*Data lines:*
┌──

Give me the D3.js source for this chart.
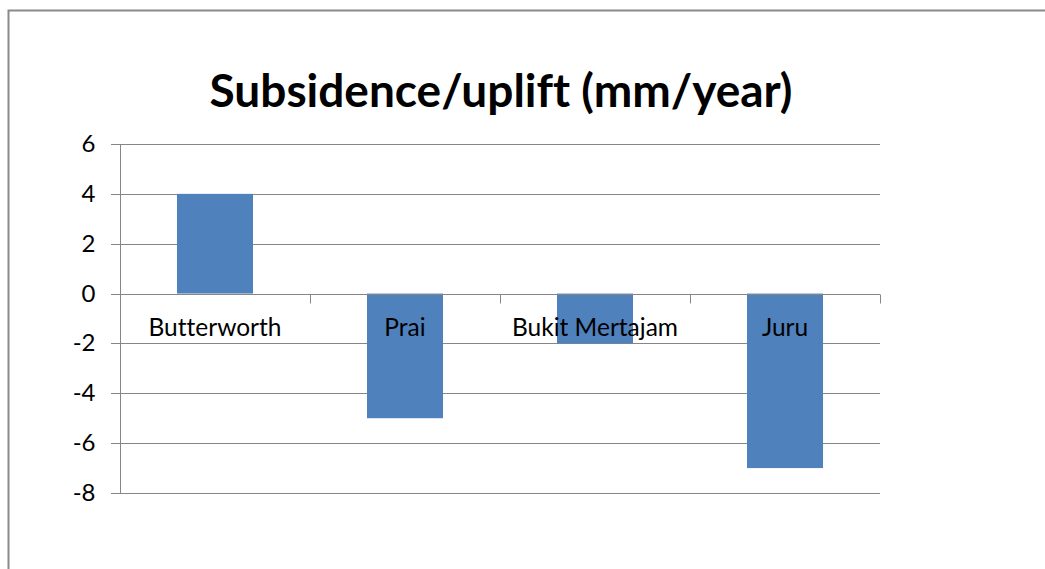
<!DOCTYPE html>
<html>
<head>
<meta charset="utf-8">
<script src="https://cdn.jsdelivr.net/npm/d3@7"></script>
<style>
  html, body { margin: 0; padding: 0; background: #fff; }
  svg { display: block; }
  text { font-variant-ligatures: none; font-feature-settings: "liga" 0, "clig" 0; }
</style>
</head>
<body>
<script>
const title = "Subsidence/uplift (mm/year)";
const categories = ["Butterworth", "Prai", "Bukit Mertajam", "Juru"];
const values = [4, -5, -2, -7];
const yTicks = [6, 4, 2, 0, -2, -4, -6, -8];
const yTickLabels = ["6", "4", "2", "0", "-2", "-4", "-6", "-8"];
const yDomain = [-8, 6];

const W = 1045, H = 569;
const FONT = "Lato, 'Open Sans', sans-serif";
const plot = { left: 120, right: 880, top: 144, bottom: 493 };

const svg = d3.select("body").append("svg").attr("width", W).attr("height", H);

// frame
svg.append("path")
  .attr("d", `M8.5,${H + 5} V10.5 H${W + 5}`)
  .attr("fill", "none").attr("stroke", "#8a8a8a").attr("stroke-width", 2);

const x = d3.scaleBand().domain(categories).range([plot.left, plot.right]).paddingInner(0.6).paddingOuter(0.3);
const y = d3.scaleLinear().domain(yDomain).range([plot.bottom, plot.top]);

function fitText(sel, target) {
  const w = sel.node().getComputedTextLength();
  const fs = parseFloat(sel.attr("font-size"));
  sel.attr("font-size", fs * target / w);
}

// gridlines
const grid = svg.append("g");
grid.selectAll("line").data(yTicks.filter(t => t !== 0)).join("line")
  .attr("x1", plot.left - 9).attr("x2", plot.right)
  .attr("y1", d => Math.round(y(d)) + 0.5).attr("y2", d => Math.round(y(d)) + 0.5)
  .attr("stroke", "#868686").attr("stroke-width", 1);

// bars
svg.append("g").selectAll("rect").data(categories).join("rect")
  .attr("x", d => x(d))
  .attr("width", x.bandwidth())
  .attr("y", (d, i) => y(Math.max(0, values[i])))
  .attr("height", (d, i) => Math.abs(y(values[i]) - y(0)))
  .attr("fill", "#4f81bd");

// y axis
const yAxis = d3.axisLeft(y).tickValues(yTicks).tickSize(9).tickPadding(16)
  .tickFormat(d => yTickLabels[yTicks.indexOf(d)]);
const yg = svg.append("g").attr("transform", `translate(${plot.left + 0.5},0)`).call(yAxis);
yg.select(".domain").attr("stroke", "#868686").attr("d", `M0,${Math.round(y(6))}V${Math.round(y(-8)) + 0.5}`);
yg.selectAll(".tick line").attr("stroke", "#868686");
yg.selectAll(".tick").attr("transform", d => `translate(0,${Math.round(y(d)) + 0.5})`);
yg.selectAll(".tick text").attr("font-family", FONT).attr("font-size", 24).attr("fill", "#000")
  .attr("dy", "0.33em");

// x axis at zero
const xAxis = d3.axisBottom(x).tickSize(0).tickFormat("");
const xg = svg.append("g").attr("transform", `translate(0,${Math.round(y(0)) + 0.5})`).call(xAxis);
xg.select(".domain").attr("stroke", "#868686").attr("d", `M${plot.left - 9},0H${plot.right}`);
// category boundary ticks
xg.selectAll(".btick").data(categories.map(c => x(c) + x.bandwidth() / 2 + x.step() / 2)).join("line")
  .attr("class", "btick")
  .attr("x1", d => Math.round(d) + 0.5).attr("x2", d => Math.round(d) + 0.5)
  .attr("y1", 0).attr("y2", 9).attr("stroke", "#868686");

// category labels
const labels = svg.append("g").selectAll("text").data(categories).join("text")
  .attr("x", d => x(d) + x.bandwidth() / 2)
  .attr("y", 336)
  .attr("text-anchor", "middle")
  .attr("font-family", FONT).attr("font-size", 22).attr("fill", "#000")
  .text(d => d);
const bw = labels.filter(d => d === "Butterworth");
const w0 = bw.node().getComputedTextLength();
labels.attr("font-size", 22 * 133 / w0);

// title
const t = svg.append("text")
  .attr("x", (plot.left + plot.right) / 2 + 1)
  .attr("y", 107)
  .attr("text-anchor", "middle")
  .attr("font-family", FONT).attr("font-weight", "bold").attr("font-size", 36).attr("fill", "#000")
  .text(title);
fitText(t, 583);
</script>
</body>
</html>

└──

*Work to do:*
Please restate the material above line by line, exactly, beginning at its first line and ending with the line that contains "144, bottom: 493", without any pictures.

*Answer to the task:*
Give me the D3.js source for this chart.
<!DOCTYPE html>
<html>
<head>
<meta charset="utf-8">
<script src="https://cdn.jsdelivr.net/npm/d3@7"></script>
<style>
  html, body { margin: 0; padding: 0; background: #fff; }
  svg { display: block; }
  text { font-variant-ligatures: none; font-feature-settings: "liga" 0, "clig" 0; }
</style>
</head>
<body>
<script>
const title = "Subsidence/uplift (mm/year)";
const categories = ["Butterworth", "Prai", "Bukit Mertajam", "Juru"];
const values = [4, -5, -2, -7];
const yTicks = [6, 4, 2, 0, -2, -4, -6, -8];
const yTickLabels = ["6", "4", "2", "0", "-2", "-4", "-6", "-8"];
const yDomain = [-8, 6];

const W = 1045, H = 569;
const FONT = "Lato, 'Open Sans', sans-serif";
const plot = { left: 120, right: 880, top: 144, bottom: 493 };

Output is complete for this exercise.